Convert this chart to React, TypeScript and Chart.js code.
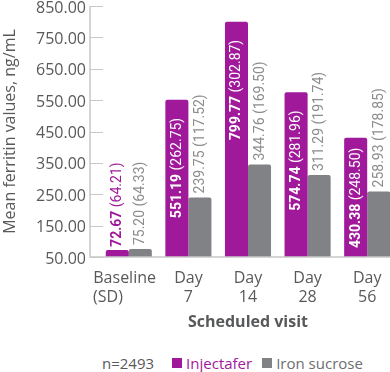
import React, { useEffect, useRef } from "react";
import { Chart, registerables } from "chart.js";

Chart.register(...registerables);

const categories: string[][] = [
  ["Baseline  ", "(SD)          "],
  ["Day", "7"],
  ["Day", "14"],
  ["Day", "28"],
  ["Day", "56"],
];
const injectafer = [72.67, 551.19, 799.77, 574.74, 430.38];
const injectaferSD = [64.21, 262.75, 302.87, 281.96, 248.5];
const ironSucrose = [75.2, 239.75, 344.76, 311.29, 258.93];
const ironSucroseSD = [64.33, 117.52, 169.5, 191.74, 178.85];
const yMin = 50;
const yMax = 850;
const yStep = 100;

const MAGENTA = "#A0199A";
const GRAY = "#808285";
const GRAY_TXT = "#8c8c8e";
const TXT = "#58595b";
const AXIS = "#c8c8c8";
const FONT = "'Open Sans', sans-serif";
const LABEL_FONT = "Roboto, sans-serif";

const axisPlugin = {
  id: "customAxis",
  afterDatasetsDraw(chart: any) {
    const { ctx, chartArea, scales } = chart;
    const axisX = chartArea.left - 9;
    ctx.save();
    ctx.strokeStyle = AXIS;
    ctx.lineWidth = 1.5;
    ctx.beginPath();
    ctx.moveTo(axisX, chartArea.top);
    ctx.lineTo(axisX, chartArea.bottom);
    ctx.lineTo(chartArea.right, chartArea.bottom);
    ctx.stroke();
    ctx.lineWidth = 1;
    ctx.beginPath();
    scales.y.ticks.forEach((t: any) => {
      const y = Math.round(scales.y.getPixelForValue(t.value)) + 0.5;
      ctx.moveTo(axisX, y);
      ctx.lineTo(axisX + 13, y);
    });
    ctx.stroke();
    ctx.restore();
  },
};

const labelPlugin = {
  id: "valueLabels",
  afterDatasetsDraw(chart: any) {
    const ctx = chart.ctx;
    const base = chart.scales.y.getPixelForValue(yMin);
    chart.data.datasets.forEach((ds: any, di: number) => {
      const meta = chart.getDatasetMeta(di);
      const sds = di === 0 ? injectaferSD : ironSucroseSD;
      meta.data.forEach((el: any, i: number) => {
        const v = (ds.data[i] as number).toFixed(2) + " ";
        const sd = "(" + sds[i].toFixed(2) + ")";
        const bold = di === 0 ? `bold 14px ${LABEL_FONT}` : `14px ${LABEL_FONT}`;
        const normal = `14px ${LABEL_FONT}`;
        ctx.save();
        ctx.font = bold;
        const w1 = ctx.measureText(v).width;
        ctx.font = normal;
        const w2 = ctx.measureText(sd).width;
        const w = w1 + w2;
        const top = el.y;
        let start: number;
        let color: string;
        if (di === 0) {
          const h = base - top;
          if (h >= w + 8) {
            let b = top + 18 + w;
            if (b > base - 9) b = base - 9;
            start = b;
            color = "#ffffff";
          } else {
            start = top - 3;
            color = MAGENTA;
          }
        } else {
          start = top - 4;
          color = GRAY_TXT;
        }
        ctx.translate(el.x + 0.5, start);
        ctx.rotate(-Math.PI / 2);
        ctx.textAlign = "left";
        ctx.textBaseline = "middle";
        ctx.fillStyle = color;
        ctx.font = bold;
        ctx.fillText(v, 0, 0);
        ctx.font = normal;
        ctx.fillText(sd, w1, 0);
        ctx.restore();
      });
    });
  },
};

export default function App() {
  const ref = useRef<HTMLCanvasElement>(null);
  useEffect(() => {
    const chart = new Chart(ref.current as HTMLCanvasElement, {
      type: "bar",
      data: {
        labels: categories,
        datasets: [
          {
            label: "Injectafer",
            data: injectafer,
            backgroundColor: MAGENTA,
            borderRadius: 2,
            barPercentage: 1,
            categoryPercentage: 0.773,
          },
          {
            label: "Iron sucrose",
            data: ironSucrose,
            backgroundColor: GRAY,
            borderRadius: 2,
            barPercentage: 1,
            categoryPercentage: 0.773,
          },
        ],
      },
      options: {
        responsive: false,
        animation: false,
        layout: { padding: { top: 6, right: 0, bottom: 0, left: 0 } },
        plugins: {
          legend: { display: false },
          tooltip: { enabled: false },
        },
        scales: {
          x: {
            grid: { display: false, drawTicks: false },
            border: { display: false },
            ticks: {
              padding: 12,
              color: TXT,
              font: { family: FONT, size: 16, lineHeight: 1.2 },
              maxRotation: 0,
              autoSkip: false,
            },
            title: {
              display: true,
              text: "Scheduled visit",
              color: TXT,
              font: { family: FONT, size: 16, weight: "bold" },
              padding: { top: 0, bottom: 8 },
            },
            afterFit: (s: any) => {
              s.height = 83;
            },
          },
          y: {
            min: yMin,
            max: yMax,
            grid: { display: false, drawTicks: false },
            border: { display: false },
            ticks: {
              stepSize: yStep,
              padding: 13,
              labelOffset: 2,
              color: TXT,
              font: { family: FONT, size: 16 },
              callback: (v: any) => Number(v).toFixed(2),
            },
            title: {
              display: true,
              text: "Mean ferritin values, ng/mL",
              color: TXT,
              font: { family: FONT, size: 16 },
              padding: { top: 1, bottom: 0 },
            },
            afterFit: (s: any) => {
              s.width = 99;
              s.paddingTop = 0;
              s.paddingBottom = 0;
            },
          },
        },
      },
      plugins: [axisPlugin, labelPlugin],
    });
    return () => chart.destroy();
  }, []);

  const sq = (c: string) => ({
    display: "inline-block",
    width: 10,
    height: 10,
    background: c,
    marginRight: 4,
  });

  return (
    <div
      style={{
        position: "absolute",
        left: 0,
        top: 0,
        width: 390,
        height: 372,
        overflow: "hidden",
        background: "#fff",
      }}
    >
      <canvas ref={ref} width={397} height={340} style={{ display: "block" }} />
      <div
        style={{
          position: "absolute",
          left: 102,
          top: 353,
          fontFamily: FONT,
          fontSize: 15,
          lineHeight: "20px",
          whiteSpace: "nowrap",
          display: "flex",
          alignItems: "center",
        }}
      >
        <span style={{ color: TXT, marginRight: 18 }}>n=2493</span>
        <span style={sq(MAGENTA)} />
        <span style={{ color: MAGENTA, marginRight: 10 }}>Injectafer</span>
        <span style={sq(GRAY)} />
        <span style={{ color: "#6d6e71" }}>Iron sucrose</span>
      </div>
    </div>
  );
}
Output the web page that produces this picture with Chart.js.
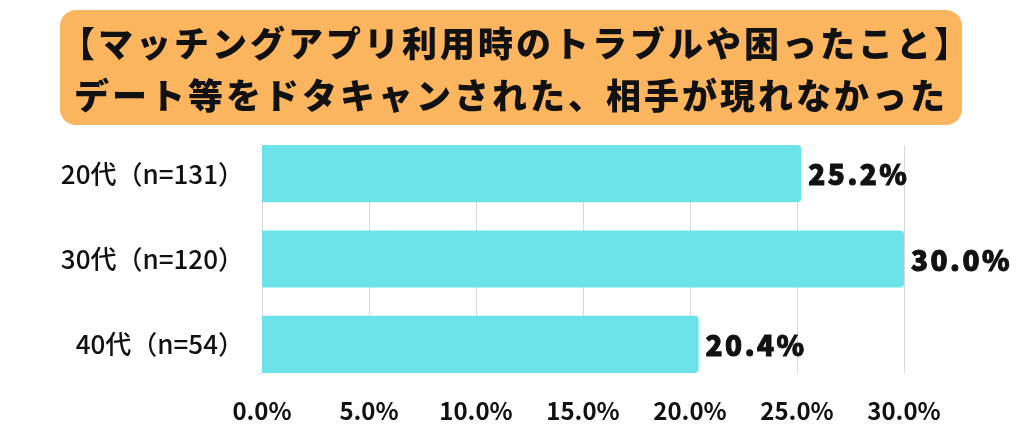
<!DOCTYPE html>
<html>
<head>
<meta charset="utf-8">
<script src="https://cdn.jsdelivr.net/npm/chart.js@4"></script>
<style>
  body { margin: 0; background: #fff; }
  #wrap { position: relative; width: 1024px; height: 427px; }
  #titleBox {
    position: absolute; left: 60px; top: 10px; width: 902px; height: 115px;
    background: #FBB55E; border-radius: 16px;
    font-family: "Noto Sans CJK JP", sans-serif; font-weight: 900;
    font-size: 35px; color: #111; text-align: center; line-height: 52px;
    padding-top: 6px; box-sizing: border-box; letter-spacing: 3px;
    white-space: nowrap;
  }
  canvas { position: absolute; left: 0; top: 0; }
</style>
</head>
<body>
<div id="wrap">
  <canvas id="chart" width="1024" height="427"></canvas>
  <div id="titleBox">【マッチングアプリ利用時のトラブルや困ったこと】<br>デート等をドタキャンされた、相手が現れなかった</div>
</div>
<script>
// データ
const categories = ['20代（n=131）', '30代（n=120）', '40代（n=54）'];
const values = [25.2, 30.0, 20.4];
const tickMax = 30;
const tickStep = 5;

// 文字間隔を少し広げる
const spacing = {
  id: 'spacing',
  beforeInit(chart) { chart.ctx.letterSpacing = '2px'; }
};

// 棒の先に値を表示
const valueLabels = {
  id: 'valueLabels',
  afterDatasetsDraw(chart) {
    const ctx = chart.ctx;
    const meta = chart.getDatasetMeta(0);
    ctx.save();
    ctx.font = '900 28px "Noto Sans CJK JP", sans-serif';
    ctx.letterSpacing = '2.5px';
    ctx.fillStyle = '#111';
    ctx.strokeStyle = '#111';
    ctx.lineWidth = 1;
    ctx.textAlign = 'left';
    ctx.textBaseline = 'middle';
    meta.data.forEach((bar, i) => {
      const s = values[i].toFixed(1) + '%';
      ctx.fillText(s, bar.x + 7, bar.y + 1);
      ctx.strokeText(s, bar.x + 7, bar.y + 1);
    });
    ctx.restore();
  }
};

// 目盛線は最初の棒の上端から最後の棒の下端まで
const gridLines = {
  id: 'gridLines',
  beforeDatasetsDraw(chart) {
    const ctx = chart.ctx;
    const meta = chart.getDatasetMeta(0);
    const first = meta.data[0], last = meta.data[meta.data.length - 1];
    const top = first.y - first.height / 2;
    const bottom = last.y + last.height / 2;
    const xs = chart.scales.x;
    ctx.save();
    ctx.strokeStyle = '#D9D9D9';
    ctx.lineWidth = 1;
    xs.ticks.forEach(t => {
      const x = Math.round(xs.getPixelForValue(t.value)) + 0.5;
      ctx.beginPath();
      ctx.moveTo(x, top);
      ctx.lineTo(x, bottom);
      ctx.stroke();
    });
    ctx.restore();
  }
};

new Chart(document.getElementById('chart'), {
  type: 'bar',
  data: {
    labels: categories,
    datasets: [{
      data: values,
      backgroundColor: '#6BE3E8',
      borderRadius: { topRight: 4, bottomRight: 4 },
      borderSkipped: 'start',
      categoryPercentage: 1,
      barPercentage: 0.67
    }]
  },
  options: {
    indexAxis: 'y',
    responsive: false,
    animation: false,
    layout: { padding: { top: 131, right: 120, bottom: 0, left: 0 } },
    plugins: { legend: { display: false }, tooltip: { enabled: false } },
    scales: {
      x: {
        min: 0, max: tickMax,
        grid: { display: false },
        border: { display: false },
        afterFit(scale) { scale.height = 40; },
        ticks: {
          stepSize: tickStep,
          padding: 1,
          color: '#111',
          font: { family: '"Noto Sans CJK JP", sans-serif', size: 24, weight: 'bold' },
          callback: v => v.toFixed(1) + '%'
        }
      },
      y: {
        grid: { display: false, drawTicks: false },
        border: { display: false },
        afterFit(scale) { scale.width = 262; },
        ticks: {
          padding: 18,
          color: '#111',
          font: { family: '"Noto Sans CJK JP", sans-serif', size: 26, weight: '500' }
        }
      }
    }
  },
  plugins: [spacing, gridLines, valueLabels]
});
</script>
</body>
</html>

▶ What you have to do
Give the lines again word for word, from the start of the records to the line holding "Chart.register(...registerables);", both included, and leave out any picture.

▶ Result of this task
Convert this chart to React, TypeScript and Chart.js code.
import React, { useEffect, useRef } from "react";
import { Chart, registerables } from "chart.js";

Chart.register(...registerables);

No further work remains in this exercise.